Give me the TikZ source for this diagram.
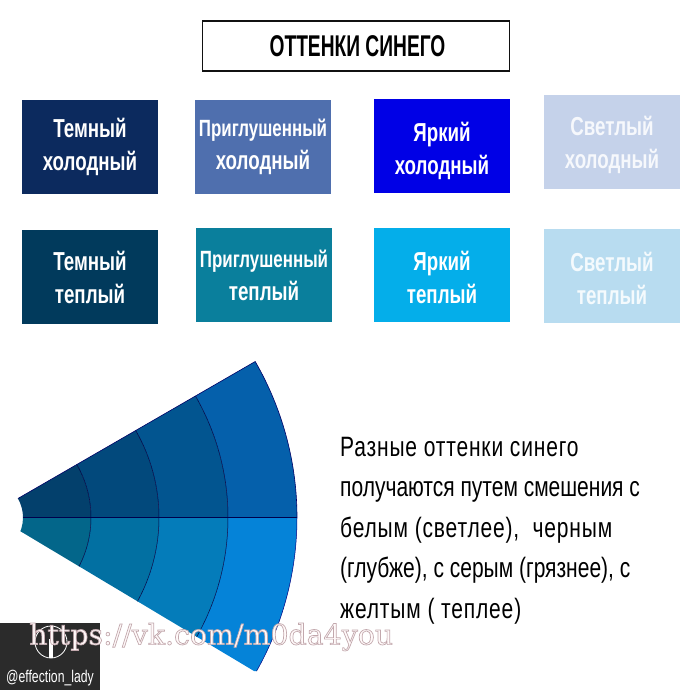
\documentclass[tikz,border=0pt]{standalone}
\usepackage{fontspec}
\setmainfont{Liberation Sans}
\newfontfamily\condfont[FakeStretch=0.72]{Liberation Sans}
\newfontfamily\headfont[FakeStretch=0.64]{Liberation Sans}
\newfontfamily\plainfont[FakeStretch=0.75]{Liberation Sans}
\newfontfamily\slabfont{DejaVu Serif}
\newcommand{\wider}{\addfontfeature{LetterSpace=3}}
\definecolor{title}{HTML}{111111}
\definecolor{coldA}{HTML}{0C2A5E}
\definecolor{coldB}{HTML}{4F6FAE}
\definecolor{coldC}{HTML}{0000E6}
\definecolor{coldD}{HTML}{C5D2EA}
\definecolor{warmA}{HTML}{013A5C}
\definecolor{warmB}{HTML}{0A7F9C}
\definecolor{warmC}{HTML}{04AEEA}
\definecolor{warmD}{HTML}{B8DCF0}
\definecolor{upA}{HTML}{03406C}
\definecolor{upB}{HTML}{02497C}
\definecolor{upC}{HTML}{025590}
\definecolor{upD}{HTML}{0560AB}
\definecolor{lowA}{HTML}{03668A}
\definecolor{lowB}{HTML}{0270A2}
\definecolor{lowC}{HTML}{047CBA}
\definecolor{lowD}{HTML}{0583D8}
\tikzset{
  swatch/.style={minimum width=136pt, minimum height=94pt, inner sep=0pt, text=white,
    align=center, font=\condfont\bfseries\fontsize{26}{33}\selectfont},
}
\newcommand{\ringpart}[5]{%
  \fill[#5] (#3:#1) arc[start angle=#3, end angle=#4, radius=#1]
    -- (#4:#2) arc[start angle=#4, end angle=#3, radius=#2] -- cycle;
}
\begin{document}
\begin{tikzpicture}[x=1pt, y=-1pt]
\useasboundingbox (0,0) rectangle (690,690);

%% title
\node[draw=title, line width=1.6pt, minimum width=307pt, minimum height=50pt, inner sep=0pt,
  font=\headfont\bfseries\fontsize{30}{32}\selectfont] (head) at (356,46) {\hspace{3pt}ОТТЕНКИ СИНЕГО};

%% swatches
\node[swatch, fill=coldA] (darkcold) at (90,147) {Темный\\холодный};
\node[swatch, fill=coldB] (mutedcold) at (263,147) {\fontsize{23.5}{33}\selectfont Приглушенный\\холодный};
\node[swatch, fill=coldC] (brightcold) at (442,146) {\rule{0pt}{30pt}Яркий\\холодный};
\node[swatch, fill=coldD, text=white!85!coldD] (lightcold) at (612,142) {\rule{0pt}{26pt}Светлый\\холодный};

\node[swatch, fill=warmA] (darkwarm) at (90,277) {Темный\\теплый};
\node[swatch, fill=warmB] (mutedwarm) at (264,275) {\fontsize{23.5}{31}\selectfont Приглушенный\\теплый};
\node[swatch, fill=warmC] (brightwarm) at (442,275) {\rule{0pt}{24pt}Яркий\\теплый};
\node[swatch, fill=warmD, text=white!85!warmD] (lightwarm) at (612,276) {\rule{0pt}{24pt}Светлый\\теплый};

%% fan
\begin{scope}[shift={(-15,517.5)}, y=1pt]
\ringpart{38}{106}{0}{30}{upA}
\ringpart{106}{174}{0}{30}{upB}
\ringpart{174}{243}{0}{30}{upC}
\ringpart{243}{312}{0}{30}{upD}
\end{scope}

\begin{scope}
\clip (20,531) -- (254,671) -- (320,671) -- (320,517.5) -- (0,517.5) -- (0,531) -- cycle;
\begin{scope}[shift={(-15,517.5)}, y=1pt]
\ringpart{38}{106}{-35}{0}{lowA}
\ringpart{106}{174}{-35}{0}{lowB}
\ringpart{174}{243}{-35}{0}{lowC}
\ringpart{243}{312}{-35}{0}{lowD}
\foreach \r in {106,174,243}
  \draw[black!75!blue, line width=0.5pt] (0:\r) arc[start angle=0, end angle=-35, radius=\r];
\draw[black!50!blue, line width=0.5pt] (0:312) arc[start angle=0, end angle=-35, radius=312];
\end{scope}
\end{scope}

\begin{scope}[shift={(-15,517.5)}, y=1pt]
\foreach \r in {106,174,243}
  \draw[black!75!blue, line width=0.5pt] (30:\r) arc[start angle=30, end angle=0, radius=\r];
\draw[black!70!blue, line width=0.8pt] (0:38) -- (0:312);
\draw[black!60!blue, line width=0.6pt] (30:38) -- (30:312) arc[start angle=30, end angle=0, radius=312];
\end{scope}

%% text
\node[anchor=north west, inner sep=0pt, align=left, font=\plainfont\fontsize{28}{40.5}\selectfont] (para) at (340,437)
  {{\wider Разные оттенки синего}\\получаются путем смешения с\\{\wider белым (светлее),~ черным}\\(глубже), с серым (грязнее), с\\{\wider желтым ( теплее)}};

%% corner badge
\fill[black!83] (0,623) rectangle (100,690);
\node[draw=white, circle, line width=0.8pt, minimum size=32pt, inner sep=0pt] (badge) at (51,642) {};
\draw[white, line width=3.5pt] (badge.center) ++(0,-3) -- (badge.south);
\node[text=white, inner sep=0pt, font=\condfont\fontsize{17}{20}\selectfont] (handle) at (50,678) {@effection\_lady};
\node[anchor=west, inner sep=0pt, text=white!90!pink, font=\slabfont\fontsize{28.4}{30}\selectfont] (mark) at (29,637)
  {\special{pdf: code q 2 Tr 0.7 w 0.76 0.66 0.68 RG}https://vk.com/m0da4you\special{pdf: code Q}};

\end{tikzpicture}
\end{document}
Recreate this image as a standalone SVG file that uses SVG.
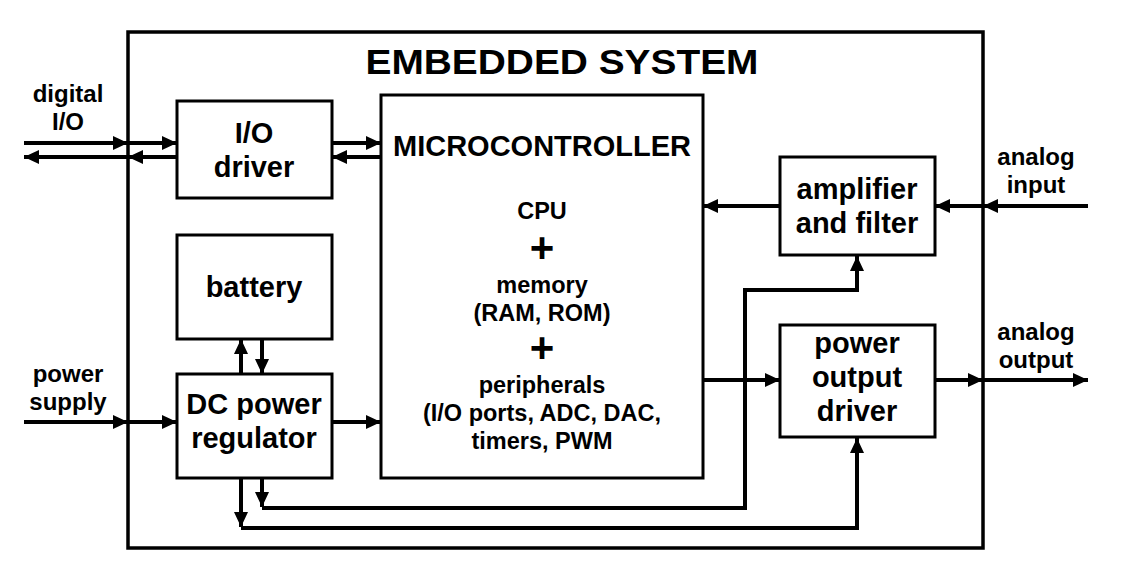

==

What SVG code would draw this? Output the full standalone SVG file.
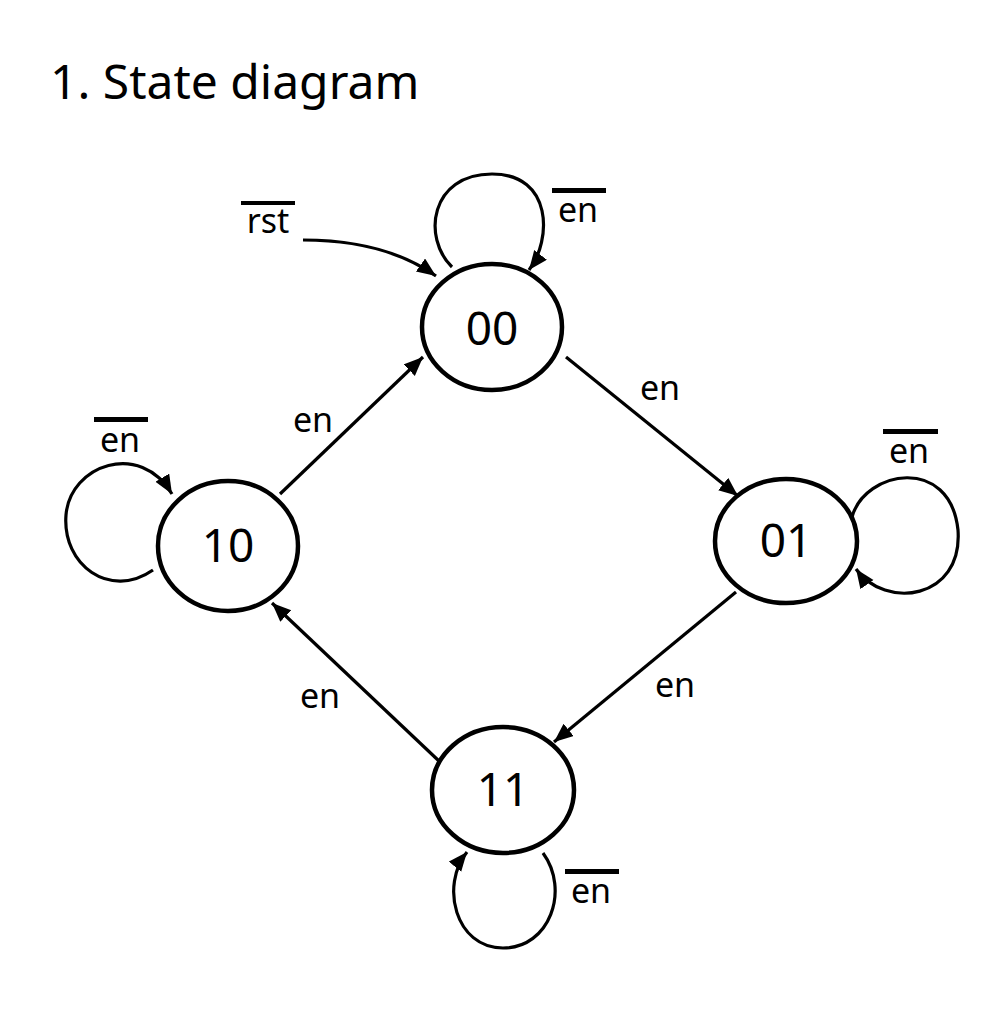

==

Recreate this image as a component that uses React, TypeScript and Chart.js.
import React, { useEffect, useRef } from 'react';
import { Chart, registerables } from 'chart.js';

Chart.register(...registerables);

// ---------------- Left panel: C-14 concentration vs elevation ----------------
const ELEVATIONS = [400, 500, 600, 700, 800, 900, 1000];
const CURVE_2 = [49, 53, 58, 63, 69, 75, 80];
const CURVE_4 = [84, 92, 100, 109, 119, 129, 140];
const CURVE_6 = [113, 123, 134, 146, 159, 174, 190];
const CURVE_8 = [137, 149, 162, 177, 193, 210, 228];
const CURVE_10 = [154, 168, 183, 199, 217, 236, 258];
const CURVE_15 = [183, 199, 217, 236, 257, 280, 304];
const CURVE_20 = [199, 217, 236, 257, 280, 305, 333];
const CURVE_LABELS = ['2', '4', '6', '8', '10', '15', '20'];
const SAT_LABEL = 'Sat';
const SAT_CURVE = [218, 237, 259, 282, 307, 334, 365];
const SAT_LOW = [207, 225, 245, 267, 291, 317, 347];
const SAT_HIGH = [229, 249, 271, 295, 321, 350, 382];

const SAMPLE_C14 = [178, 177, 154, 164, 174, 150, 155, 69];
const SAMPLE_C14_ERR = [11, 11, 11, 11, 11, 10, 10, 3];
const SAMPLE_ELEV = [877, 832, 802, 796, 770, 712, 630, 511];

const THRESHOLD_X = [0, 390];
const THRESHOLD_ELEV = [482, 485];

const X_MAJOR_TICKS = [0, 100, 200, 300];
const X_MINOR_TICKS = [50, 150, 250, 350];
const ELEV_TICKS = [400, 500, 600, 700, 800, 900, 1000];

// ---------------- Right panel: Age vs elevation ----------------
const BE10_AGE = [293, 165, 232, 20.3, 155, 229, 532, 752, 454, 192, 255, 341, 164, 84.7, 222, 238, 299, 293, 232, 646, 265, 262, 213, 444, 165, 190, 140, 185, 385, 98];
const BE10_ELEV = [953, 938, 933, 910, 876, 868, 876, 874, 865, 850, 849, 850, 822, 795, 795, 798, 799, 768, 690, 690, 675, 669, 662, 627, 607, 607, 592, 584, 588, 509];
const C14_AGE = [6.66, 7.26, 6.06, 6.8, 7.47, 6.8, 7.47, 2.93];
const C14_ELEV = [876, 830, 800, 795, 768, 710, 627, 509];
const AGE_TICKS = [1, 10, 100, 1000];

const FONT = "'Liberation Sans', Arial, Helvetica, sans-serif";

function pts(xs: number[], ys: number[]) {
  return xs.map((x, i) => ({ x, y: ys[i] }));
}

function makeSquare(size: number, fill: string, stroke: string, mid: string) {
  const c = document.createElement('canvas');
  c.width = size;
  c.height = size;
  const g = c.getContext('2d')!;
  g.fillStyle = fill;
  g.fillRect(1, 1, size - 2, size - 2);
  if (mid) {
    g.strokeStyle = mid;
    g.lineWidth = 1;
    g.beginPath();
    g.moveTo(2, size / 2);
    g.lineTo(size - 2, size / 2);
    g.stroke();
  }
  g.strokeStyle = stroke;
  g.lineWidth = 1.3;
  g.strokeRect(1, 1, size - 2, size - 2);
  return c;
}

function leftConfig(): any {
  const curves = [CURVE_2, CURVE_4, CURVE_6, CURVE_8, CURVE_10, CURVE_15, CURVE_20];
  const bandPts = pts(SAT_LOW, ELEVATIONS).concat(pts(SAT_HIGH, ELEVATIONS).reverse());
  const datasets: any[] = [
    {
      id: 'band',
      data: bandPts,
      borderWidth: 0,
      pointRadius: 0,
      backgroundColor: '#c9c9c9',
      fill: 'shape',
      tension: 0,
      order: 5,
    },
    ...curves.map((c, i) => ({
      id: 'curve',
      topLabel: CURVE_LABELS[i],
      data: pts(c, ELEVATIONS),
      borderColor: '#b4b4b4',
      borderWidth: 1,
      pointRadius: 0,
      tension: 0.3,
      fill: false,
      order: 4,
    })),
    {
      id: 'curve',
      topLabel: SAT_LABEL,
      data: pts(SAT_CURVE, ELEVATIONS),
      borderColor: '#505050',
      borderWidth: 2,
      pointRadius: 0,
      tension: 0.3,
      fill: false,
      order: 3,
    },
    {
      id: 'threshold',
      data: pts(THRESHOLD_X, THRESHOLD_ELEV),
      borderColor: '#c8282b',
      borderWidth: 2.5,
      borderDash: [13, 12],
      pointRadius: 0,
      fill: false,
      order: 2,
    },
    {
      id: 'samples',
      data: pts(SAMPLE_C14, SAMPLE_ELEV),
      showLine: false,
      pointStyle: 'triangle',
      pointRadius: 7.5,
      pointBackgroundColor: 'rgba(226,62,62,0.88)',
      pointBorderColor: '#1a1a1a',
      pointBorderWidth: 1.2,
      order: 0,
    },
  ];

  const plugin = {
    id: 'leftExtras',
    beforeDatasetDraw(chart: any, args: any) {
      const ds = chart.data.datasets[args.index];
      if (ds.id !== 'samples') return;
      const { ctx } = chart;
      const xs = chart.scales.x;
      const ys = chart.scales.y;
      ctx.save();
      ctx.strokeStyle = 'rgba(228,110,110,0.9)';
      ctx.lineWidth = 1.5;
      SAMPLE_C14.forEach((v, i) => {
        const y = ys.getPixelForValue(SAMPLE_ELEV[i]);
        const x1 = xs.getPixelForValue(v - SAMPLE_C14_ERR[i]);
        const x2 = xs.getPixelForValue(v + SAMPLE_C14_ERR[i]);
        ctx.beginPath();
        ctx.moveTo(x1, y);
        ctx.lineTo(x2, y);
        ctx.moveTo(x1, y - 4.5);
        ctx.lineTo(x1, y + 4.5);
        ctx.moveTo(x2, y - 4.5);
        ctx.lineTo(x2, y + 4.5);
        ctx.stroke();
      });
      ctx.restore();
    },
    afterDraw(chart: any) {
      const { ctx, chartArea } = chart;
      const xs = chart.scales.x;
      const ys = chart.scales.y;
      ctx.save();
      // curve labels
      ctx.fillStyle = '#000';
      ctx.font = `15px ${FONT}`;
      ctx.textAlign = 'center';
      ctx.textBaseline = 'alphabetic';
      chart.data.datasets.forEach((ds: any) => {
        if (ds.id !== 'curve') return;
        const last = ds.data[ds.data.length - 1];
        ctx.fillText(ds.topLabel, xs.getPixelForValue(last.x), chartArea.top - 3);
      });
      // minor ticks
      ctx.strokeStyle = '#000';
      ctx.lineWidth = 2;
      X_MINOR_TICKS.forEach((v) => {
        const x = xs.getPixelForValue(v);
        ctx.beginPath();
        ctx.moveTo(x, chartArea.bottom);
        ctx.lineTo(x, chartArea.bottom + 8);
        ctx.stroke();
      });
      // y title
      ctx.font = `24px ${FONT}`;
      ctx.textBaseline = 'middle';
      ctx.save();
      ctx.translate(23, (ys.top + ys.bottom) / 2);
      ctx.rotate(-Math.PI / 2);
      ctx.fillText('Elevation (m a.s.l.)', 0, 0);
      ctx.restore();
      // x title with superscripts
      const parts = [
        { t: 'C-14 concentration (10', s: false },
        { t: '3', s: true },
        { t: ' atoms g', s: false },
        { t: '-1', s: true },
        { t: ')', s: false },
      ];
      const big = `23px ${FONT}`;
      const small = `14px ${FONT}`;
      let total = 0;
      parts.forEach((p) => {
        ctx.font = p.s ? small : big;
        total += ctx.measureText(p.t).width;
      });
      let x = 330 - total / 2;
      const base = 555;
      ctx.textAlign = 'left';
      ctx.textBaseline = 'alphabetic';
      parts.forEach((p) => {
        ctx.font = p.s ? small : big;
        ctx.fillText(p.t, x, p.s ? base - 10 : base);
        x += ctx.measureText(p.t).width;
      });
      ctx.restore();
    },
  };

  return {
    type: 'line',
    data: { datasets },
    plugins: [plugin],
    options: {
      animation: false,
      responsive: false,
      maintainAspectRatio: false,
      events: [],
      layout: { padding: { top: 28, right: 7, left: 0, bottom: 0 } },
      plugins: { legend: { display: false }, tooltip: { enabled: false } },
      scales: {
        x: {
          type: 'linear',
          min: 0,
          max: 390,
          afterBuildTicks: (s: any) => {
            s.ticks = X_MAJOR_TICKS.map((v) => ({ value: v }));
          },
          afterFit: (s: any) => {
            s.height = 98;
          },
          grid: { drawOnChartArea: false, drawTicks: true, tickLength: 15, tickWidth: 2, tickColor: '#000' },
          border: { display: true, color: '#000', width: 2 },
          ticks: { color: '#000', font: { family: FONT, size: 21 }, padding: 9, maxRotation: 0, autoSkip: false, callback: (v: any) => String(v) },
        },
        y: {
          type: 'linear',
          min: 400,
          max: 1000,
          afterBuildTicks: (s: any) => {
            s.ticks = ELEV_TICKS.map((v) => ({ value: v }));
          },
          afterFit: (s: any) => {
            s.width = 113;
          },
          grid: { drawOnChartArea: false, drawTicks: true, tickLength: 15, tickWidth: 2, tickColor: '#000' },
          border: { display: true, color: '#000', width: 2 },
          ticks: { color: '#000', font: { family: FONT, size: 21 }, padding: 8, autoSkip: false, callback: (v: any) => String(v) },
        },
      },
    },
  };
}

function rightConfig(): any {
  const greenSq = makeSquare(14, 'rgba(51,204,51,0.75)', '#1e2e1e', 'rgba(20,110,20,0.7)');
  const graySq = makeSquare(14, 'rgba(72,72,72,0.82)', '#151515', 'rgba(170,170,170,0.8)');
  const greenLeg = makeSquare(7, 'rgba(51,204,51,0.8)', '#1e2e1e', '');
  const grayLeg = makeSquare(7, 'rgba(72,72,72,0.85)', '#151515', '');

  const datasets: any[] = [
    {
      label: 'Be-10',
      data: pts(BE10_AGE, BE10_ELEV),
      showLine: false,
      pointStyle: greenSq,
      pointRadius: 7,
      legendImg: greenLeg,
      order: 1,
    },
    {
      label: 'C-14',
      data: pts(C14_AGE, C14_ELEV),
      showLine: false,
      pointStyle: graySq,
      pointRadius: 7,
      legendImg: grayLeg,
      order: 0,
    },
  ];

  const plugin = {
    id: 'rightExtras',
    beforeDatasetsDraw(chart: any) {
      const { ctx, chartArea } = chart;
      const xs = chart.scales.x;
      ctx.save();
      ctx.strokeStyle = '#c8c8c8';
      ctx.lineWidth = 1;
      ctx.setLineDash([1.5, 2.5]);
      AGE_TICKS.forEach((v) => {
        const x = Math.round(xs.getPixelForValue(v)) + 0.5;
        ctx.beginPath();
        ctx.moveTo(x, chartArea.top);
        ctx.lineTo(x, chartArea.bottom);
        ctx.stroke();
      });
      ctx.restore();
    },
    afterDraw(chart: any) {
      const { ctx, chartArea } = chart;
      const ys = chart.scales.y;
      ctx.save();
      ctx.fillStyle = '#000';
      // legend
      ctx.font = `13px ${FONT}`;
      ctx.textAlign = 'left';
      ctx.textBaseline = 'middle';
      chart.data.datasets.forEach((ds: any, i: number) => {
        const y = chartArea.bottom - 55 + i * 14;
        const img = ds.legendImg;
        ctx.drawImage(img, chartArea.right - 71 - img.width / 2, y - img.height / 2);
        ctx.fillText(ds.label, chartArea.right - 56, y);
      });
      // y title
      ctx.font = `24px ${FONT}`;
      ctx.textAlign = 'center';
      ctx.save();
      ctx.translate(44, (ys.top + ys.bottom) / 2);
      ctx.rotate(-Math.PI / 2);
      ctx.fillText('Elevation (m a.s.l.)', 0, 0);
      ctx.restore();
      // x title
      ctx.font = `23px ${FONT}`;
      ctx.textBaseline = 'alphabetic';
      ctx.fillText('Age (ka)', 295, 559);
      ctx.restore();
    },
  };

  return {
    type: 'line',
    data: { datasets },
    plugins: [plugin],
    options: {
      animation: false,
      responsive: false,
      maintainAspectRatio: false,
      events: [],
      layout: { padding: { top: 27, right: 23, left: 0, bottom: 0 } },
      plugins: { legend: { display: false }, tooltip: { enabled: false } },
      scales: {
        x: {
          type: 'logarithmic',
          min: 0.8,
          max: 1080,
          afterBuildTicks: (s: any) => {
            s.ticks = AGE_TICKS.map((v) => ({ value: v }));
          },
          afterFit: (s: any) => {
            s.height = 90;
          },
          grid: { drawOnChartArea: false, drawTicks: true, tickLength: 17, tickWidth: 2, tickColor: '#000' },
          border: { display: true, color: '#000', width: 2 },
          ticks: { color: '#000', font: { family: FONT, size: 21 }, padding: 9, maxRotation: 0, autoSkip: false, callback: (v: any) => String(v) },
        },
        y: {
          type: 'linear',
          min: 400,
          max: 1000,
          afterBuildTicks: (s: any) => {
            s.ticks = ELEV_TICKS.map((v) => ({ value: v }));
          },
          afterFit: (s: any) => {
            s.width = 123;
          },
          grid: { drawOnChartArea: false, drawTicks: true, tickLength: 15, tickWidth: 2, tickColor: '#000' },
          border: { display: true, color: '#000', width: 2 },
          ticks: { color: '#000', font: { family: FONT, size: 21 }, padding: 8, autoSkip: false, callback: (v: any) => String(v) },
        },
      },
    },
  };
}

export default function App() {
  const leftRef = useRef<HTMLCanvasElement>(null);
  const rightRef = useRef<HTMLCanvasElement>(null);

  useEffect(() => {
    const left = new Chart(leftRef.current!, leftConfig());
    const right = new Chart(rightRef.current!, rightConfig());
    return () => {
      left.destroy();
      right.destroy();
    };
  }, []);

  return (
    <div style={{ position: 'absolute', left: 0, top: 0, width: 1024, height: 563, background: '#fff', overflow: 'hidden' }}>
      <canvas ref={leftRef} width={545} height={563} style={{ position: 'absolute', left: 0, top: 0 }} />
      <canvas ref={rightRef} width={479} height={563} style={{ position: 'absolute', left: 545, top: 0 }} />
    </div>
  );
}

What the exercise asks.
From the listing above, pick out every line containing "Recreate".

Correct result.
Recreate this image as a standalone SVG file that uses SVG.
Recreate this image as a component that uses React, TypeScript and Chart.js.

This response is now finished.